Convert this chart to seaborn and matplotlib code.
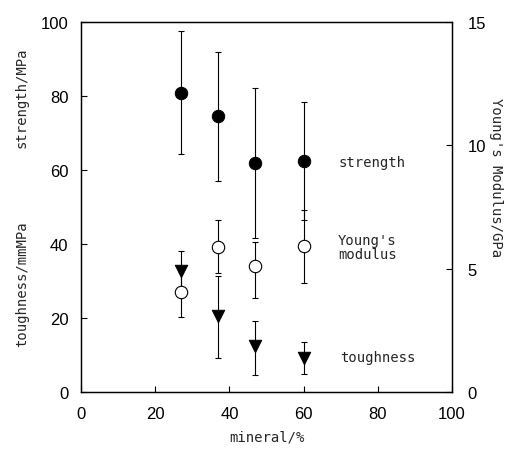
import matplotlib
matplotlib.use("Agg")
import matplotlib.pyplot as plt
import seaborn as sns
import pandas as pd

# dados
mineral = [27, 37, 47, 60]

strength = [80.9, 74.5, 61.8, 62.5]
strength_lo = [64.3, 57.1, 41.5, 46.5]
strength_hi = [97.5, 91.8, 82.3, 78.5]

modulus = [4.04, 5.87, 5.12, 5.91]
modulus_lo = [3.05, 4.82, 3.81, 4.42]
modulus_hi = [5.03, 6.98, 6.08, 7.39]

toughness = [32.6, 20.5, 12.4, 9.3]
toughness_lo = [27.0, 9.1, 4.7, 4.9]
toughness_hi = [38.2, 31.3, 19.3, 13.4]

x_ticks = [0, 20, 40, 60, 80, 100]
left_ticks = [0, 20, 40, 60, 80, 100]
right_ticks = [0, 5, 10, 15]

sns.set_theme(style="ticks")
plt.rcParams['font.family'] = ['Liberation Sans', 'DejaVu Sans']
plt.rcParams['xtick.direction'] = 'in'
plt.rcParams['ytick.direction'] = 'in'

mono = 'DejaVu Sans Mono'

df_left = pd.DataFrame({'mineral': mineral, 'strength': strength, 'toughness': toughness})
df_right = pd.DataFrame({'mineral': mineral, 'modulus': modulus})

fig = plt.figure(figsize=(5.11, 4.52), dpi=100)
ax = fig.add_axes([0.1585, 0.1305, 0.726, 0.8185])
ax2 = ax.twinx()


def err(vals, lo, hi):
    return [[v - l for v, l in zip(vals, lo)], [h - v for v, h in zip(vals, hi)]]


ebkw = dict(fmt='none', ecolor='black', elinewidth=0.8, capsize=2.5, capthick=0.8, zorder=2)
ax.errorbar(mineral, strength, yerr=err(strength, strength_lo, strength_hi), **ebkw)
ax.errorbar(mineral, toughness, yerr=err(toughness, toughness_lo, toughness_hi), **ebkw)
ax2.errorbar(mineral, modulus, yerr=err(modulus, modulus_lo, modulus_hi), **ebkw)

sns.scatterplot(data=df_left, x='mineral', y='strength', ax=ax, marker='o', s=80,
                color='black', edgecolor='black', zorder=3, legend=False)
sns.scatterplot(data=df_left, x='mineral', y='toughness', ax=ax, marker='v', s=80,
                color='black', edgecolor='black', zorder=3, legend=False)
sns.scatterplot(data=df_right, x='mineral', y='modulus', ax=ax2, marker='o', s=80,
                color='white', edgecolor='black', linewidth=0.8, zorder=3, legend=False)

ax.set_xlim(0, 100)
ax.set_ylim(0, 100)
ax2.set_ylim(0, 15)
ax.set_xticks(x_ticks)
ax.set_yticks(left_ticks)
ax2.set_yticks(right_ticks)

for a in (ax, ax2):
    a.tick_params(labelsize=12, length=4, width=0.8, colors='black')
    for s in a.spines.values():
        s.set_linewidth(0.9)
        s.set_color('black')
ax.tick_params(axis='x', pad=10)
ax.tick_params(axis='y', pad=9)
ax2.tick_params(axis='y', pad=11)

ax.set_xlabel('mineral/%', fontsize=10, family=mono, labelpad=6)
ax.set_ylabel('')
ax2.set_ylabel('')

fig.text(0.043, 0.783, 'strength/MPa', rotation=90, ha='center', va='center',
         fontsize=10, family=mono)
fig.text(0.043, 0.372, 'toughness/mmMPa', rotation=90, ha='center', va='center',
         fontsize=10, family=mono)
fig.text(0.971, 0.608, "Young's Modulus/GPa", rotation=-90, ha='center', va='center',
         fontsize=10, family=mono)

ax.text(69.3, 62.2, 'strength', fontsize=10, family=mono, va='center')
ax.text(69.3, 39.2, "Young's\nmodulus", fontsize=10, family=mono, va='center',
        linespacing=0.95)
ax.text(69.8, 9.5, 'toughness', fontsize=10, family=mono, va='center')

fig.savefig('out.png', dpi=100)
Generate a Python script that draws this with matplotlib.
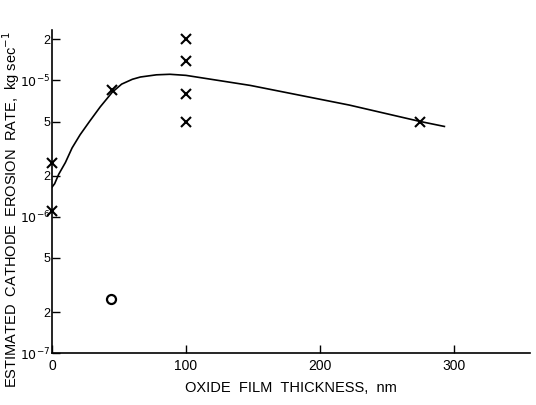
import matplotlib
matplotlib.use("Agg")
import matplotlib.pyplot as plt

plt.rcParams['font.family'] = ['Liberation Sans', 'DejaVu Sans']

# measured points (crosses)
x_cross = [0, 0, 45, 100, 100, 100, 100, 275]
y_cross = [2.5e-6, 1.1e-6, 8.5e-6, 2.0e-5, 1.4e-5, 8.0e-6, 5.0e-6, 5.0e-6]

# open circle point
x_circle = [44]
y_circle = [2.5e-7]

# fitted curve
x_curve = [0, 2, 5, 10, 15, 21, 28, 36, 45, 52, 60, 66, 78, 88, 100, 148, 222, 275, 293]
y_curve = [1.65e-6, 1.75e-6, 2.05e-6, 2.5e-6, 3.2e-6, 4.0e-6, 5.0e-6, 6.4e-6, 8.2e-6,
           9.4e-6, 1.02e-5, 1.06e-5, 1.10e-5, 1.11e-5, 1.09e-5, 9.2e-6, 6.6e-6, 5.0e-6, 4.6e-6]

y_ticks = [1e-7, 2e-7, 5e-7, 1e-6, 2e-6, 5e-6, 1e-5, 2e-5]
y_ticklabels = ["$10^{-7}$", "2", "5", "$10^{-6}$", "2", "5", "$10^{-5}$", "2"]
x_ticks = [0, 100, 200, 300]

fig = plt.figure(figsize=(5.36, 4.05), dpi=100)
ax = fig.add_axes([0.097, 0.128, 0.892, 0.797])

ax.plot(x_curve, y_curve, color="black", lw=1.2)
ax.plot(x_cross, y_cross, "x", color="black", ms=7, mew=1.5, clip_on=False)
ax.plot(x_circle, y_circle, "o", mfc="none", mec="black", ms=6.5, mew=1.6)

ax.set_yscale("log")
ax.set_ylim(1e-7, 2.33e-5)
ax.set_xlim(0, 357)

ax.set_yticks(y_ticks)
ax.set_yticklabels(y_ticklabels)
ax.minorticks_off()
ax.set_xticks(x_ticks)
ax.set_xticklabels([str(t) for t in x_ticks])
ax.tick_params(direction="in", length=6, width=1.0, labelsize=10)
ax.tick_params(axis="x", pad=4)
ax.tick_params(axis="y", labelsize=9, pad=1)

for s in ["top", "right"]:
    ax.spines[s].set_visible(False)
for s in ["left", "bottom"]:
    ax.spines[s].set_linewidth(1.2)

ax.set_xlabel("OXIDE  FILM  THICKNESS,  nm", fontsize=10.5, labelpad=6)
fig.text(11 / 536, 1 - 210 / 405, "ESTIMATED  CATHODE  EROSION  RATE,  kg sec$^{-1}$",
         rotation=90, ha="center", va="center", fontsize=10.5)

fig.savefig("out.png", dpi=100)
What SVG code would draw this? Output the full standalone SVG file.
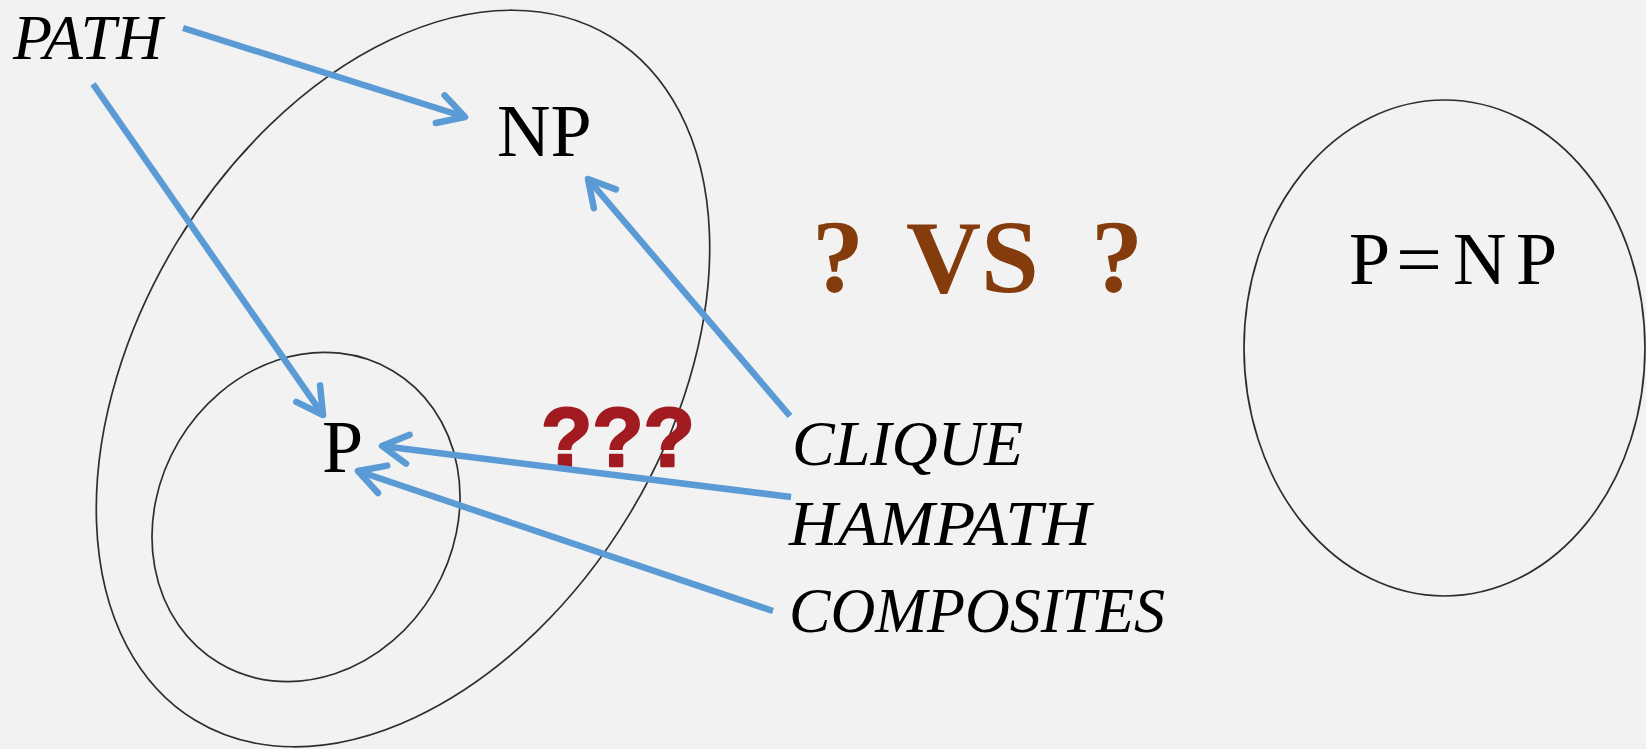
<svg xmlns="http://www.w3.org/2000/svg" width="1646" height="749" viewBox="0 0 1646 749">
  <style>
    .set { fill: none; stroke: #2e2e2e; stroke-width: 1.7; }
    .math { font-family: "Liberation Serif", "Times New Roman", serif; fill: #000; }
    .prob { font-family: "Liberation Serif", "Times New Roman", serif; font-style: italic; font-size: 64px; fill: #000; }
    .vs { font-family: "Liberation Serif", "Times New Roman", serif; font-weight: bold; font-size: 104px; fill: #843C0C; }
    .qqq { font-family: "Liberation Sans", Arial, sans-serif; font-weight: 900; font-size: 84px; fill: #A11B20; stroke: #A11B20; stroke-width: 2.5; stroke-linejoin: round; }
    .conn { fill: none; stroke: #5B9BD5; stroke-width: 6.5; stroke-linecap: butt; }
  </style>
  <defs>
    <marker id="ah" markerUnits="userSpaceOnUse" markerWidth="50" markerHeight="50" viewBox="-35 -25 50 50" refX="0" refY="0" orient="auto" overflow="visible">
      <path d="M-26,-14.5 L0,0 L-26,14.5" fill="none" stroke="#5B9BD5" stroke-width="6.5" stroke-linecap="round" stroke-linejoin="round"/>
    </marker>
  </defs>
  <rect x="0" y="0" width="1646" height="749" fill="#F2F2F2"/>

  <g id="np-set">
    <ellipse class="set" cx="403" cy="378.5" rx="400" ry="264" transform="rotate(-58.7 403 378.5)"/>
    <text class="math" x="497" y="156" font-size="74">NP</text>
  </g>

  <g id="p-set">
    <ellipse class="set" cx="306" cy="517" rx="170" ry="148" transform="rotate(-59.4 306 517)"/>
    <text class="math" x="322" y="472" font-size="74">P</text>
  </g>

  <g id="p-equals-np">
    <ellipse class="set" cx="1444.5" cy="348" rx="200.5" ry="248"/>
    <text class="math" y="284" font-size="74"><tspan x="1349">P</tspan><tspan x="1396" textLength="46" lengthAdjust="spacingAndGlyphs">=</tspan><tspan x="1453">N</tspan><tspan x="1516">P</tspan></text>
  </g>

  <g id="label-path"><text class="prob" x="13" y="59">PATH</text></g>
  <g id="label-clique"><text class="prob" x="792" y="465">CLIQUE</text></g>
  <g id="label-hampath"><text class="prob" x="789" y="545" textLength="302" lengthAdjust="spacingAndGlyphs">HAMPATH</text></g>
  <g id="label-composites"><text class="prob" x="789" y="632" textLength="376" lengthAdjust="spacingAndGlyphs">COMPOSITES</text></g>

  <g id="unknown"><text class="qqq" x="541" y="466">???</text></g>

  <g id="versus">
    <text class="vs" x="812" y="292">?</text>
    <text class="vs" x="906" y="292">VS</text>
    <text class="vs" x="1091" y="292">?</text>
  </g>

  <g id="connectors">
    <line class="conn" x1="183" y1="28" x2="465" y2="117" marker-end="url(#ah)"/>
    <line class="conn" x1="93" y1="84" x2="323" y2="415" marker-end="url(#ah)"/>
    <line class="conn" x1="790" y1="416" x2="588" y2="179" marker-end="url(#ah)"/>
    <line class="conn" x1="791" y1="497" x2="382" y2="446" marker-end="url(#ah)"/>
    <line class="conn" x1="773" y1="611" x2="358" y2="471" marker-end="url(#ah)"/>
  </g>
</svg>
---------------
PROBLEM » With all pictures left out, please transcribe exactly the lines from the start of the material through the line with "modulus_hi = [5.03, 6.98, 6.08, 7.39]".

CORRECT OUTPUT »
Convert this chart to seaborn and matplotlib code.
import matplotlib
matplotlib.use("Agg")
import matplotlib.pyplot as plt
import seaborn as sns
import pandas as pd

# dados
mineral = [27, 37, 47, 60]

strength = [80.9, 74.5, 61.8, 62.5]
strength_lo = [64.3, 57.1, 41.5, 46.5]
strength_hi = [97.5, 91.8, 82.3, 78.5]

modulus = [4.04, 5.87, 5.12, 5.91]
modulus_lo = [3.05, 4.82, 3.81, 4.42]
modulus_hi = [5.03, 6.98, 6.08, 7.39]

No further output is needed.